Begin Information shown

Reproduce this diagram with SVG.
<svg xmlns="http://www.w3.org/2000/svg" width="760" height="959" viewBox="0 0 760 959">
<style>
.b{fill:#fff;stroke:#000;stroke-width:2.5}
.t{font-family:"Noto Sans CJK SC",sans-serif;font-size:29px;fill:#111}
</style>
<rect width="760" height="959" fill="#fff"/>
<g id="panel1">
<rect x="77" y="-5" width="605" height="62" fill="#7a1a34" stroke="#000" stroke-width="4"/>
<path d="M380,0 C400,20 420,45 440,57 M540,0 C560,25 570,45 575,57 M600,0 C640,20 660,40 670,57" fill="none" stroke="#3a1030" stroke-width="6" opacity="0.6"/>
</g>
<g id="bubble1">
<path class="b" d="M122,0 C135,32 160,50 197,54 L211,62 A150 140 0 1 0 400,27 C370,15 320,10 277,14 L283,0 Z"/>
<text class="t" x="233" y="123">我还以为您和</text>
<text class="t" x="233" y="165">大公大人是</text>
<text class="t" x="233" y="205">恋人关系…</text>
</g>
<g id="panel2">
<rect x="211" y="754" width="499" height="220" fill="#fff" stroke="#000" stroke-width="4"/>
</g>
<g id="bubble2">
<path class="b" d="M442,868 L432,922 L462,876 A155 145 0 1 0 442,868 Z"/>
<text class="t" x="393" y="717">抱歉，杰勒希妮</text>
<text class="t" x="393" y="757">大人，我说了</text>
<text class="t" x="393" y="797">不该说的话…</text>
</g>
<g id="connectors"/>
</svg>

End Information shown

Set task → Print all the data exactly.

Answer to this problem →
Reproduce this diagram with SVG.
<svg xmlns="http://www.w3.org/2000/svg" width="760" height="959" viewBox="0 0 760 959">
<style>
.b{fill:#fff;stroke:#000;stroke-width:2.5}
.t{font-family:"Noto Sans CJK SC",sans-serif;font-size:29px;fill:#111}
</style>
<rect width="760" height="959" fill="#fff"/>
<g id="panel1">
<rect x="77" y="-5" width="605" height="62" fill="#7a1a34" stroke="#000" stroke-width="4"/>
<path d="M380,0 C400,20 420,45 440,57 M540,0 C560,25 570,45 575,57 M600,0 C640,20 660,40 670,57" fill="none" stroke="#3a1030" stroke-width="6" opacity="0.6"/>
</g>
<g id="bubble1">
<path class="b" d="M122,0 C135,32 160,50 197,54 L211,62 A150 140 0 1 0 400,27 C370,15 320,10 277,14 L283,0 Z"/>
<text class="t" x="233" y="123">我还以为您和</text>
<text class="t" x="233" y="165">大公大人是</text>
<text class="t" x="233" y="205">恋人关系…</text>
</g>
<g id="panel2">
<rect x="211" y="754" width="499" height="220" fill="#fff" stroke="#000" stroke-width="4"/>
</g>
<g id="bubble2">
<path class="b" d="M442,868 L432,922 L462,876 A155 145 0 1 0 442,868 Z"/>
<text class="t" x="393" y="717">抱歉，杰勒希妮</text>
<text class="t" x="393" y="757">大人，我说了</text>
<text class="t" x="393" y="797">不该说的话…</text>
</g>
<g id="connectors"/>
</svg>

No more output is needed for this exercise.